Rounding out the set are four different titles with the Bad News Bears. Sharing one slim-line case are two separate discs of the original Michael Ritchie comedy classic and the recent Richard Linklater remake. Ritchie’s picture from Bill Lancaster’s terrific script holds up so marvelously that one wonders why the remake was necessary – especially since it really doesn’t try to move into new territory like some good remakes actually can. (I like citing the first three versions of Invasion of the Body Snatchers as an example of how this can work beautifully.) Ritchie’s original, stars the inimitable hang-dog schlub Walter Matthau as the drunken foul-mouthed lout who manages to coach an equally foul-mouthed group of kids to ball-diamond glory with the help of a foul-mouthed tweener, pitcher Tatum O’Neal and foul-mouthed little criminal on a motorcycle, a very young Jackie Earle Haley. It’s a wonderful picture – both funny and moving. Linklater’s remake is not only necessary, but thanks to Lancaster’s script (which remains largely intact) and Billy Bob Thornton who is surprisingly good in Matthau’s role, it’s kind of watchable, but why bother when the original rocks big time and in its own way, hasn't really dated. Sadly, Ritchie’s classic has zero extras and Linklater’s ho-hum remake is jam-packed with extras.

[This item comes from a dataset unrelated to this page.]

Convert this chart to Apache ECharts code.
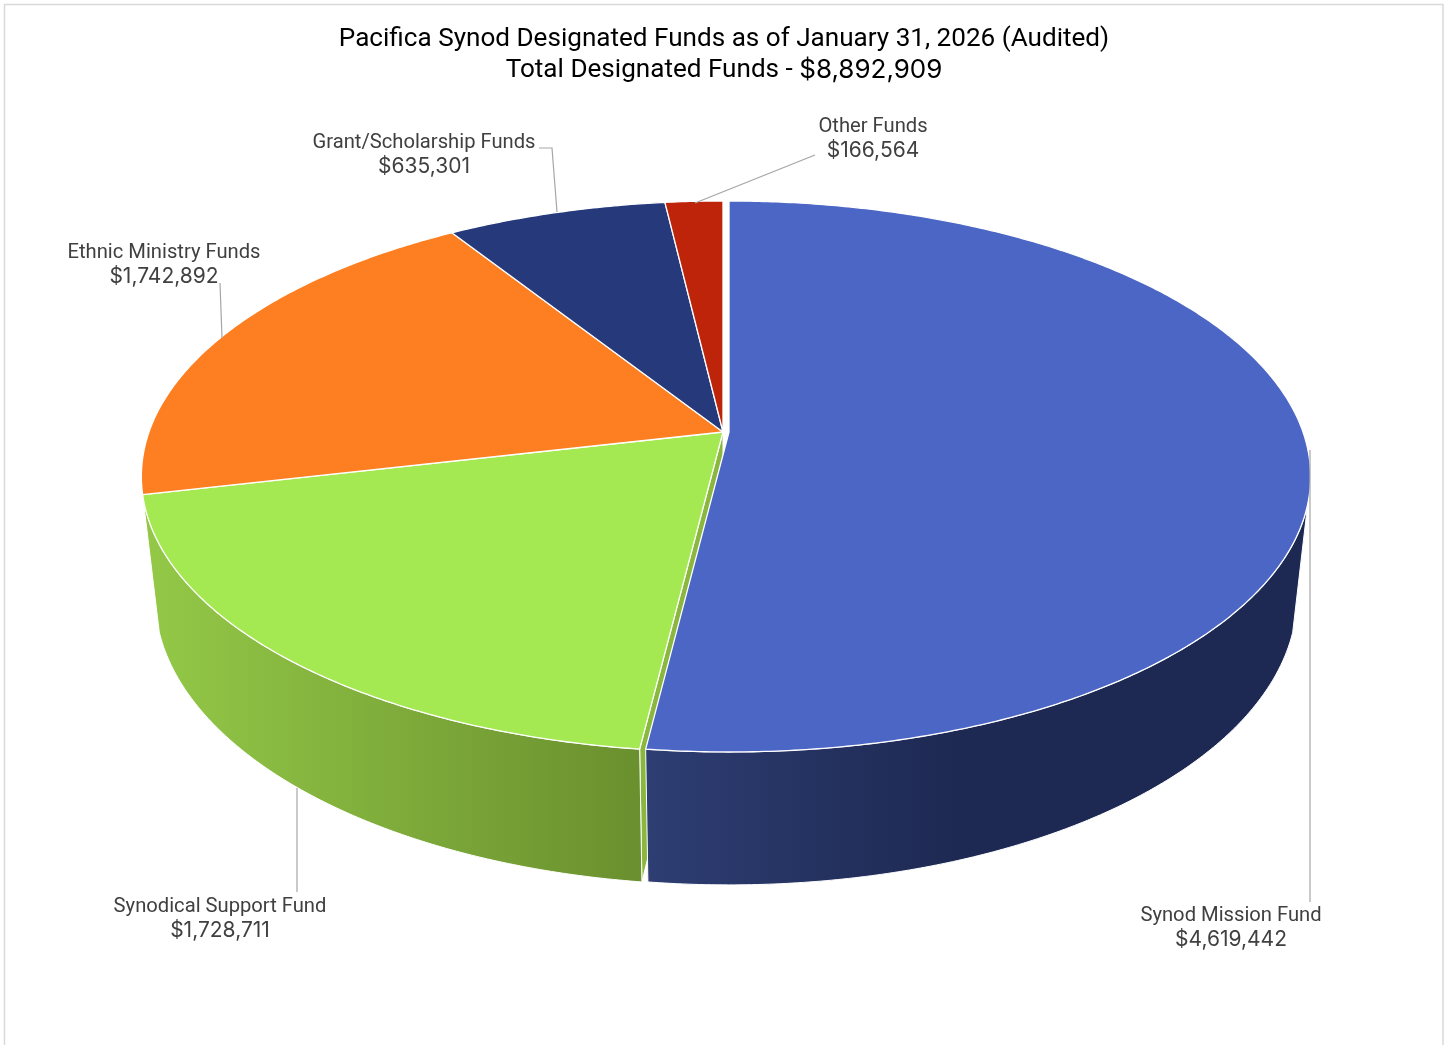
<!DOCTYPE html>
<html>
<head>
<meta charset="utf-8">
<style>html,body{margin:0;padding:0;background:#fff;overflow:hidden}#c{width:1447px;height:1045px}</style>
<script src="https://cdn.jsdelivr.net/npm/echarts@6/dist/echarts.min.js"></script>
</head>
<body>
<div id="c"></div>
<script>
const titleLine1 = 'Pacifica Synod Designated Funds as of January 31, 2026 (Audited)';
const titleLine2 = 'Total Designated Funds - ';
const titleAmount = '$8,892,909';
const categories = ['Synod Mission Fund', 'Synodical Support Fund', 'Ethnic Ministry Funds', 'Grant/Scholarship Funds', 'Other Funds'];
const values = [4619442, 1728711, 1742892, 635301, 166564];

const topColors = ['#4C66C5', '#A5E952', '#FD7F21', '#26397B', '#BE2409'];
const explode = [6, 0, 0, 0, 0];
// perspective model of the disc
const cam = { cx: 723, cy: 432, a: 574, b: 268.3, k: 0.1615, s: 1.0233, c: 122 };
// label anchors (text centre) and leader lines, per slice
const labelCentres = [[1231, 928], [220, 919], [164, 265], [424, 155], [873, 139]];
const leaders = [
  [[1310, 450], [1310, 902]],
  [[297, 788], [297, 892]],
  [[220, 283], [222, 338]],
  [[539, 148], [552, 148], [557, 212]],
  [[815, 155], [695, 203]]
];
const FONT = 'Roboto, sans-serif';
const DIGIT_FONT = 'Inter, sans-serif';

const total = values.reduce((p, q) => p + q, 0);
let running = 0;
const seriesData = values.map((v, i) => {
  const item = { name: categories[i], value: [v, running] };
  running += v;
  return item;
});

function project(theta, lower, off) {
  const u = Math.sin(theta), v = Math.cos(theta);
  const d = (lower ? cam.s : 1) + cam.k * v;
  return [cam.cx + off + cam.a * u / d, cam.cy + (-cam.b * v + (lower ? cam.c : 0)) / d];
}
function rim(t0, t1, lower, off) {
  const n = Math.max(2, Math.ceil(Math.abs(t1 - t0) / (Math.PI / 360)));
  const pts = [];
  for (let j = 0; j <= n; j++) pts.push(project(t0 + (t1 - t0) * j / n, lower, off));
  return pts;
}
function grad(x0, x1, c0, c1) {
  return { type: 'linear', x: x0, y: 0, x2: x1, y2: 0, global: true,
    colorStops: [{ offset: 0, color: c0 }, { offset: 1, color: c1 }] };
}
function sliceAngles(api) {
  const v = api.value(0), before = api.value(1);
  return [before / total * 2 * Math.PI, (before + v) / total * 2 * Math.PI];
}
const DEG = Math.PI / 180;
function wallItem(params, api) {
  const i = params.dataIndex, [t0, t1] = sliceAngles(api), off = explode[i];
  const kids = [];
  if (i === 0) {
    // outer wall, front-facing part of the largest slice
    const pts = rim(Math.max(t0, 105 * DEG), t1, false, off)
      .concat(rim(t1, Math.max(t0, 106 * DEG), true, off));
    kids.push({ type: 'polygon', z2: 3, shape: { points: pts },
      style: { fill: grad(650, 960, '#2E3D72', '#1D2952'), stroke: '#fff', lineWidth: 1 } });
  }
  if (i === 1) {
    // radial cut face, then the outer wall
    const a = project(t0, false, off), b = project(t0, true, off);
    const ap = [cam.cx + off, cam.cy], lp = [cam.cx + off, cam.cy + cam.c / cam.s];
    kids.push({ type: 'polygon', z2: 1, shape: { points: [ap, a, b, lp] },
      style: { fill: '#8AB83E', stroke: '#fff', lineWidth: 1 } });
    const pts = rim(t0, t1, false, off).concat(rim(Math.min(t1, 254 * DEG), t0, true, off));
    kids.push({ type: 'polygon', z2: 2, shape: { points: pts },
      style: { fill: grad(150, 645, '#93C847', '#6A8F2E'), stroke: '#fff', lineWidth: 1 } });
  }
  return { type: 'group', children: kids };
}
function topItem(params, api) {
  const i = params.dataIndex, [t0, t1] = sliceAngles(api), off = explode[i];
  const pts = [[cam.cx + off, cam.cy]].concat(rim(t0, t1, false, off));
  return { type: 'polygon', shape: { points: pts },
    style: { fill: topColors[i], stroke: '#fff', lineWidth: 1.3, lineJoin: 'round' } };
}
function labelItem(params, api) {
  const i = params.dataIndex;
  const c = labelCentres[i];
  return { type: 'group', children: [
    { type: 'polyline', shape: { points: leaders[i] }, style: { fill: null, stroke: '#A6A6A6', lineWidth: 1.2 } },
    { type: 'text', style: {
        x: c[0], y: c[1], align: 'center', verticalAlign: 'middle',
        text: '{n|' + categories[i] + '}\n{v|$' + api.value(0).toLocaleString('en-US') + '}',
        rich: {
          n: { font: '20.2px ' + FONT, lineHeight: 24, fill: '#404040' },
          v: { font: '21px ' + DIGIT_FONT, lineHeight: 24, fill: '#404040' }
        } } }
  ] };
}

const chart = echarts.init(document.getElementById('c'), null, { renderer: 'canvas' });
chart.setOption({
  animation: false,
  backgroundColor: '#fff',
  title: {
    text: titleLine1 + '\n' + titleLine2 + '{a|' + titleAmount + '}', left: 719, top: 19, textAlign: 'center',
    textStyle: { fontFamily: FONT, fontSize: 26.1, fontWeight: 'normal', color: '#000', lineHeight: 31,
      rich: { a: { fontFamily: DIGIT_FONT, fontSize: 26, color: '#000', lineHeight: 31 } } }
  },
  graphic: [{ type: 'rect', shape: { x: 4.5, y: 4.5, width: 1438.5, height: 1100 }, silent: true,
    style: { fill: 'none', stroke: '#D9D9D9', lineWidth: 1.5 } }],
  series: [
    { type: 'custom', name: 'walls', coordinateSystem: 'none', data: seriesData, renderItem: wallItem, silent: true, z: 2 },
    { type: 'custom', name: 'tops', coordinateSystem: 'none', data: seriesData, renderItem: topItem, silent: true, z: 3 },
    { type: 'custom', name: 'labels', coordinateSystem: 'none', data: seriesData, renderItem: labelItem, silent: true, z: 4 }
  ]
});
</script>
</body>
</html>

The final offerings in this box are the 70s sequels to Ritchie’s original. On two separate discs in the same slim-line plastic case, you'll first find Bad News Bears in Breaking Training, a horrendously unfunny followup with few of the original cast on board and an utterly unappetizing William Devane making a poor replacement for Matthau. The other sequel, Bad News Bears Go To Japan, has a few laughs as the misfits find themselves in the land of the rising sun. Paramount wisely secured Bill Lancaster to write the script and they cast a very entertaining Tony Curtis in the coach role. Is it good? Not exactly, but it’s an okay time-waster and has a good number of ludicrous American-styled Japanophobic gags.

If you don’t own Fear Strikes Out, Major League and the original Bad News Bears and want to own all three of them, then it’s probably your best bet economically to pick up the box set. That said, I do hope Paramount Home Video gets its act together and issues some extras-loaded Blu-Rays of Fear Strikes Out and Ritchie’s Bad News Bears. That would be manna from Heaven.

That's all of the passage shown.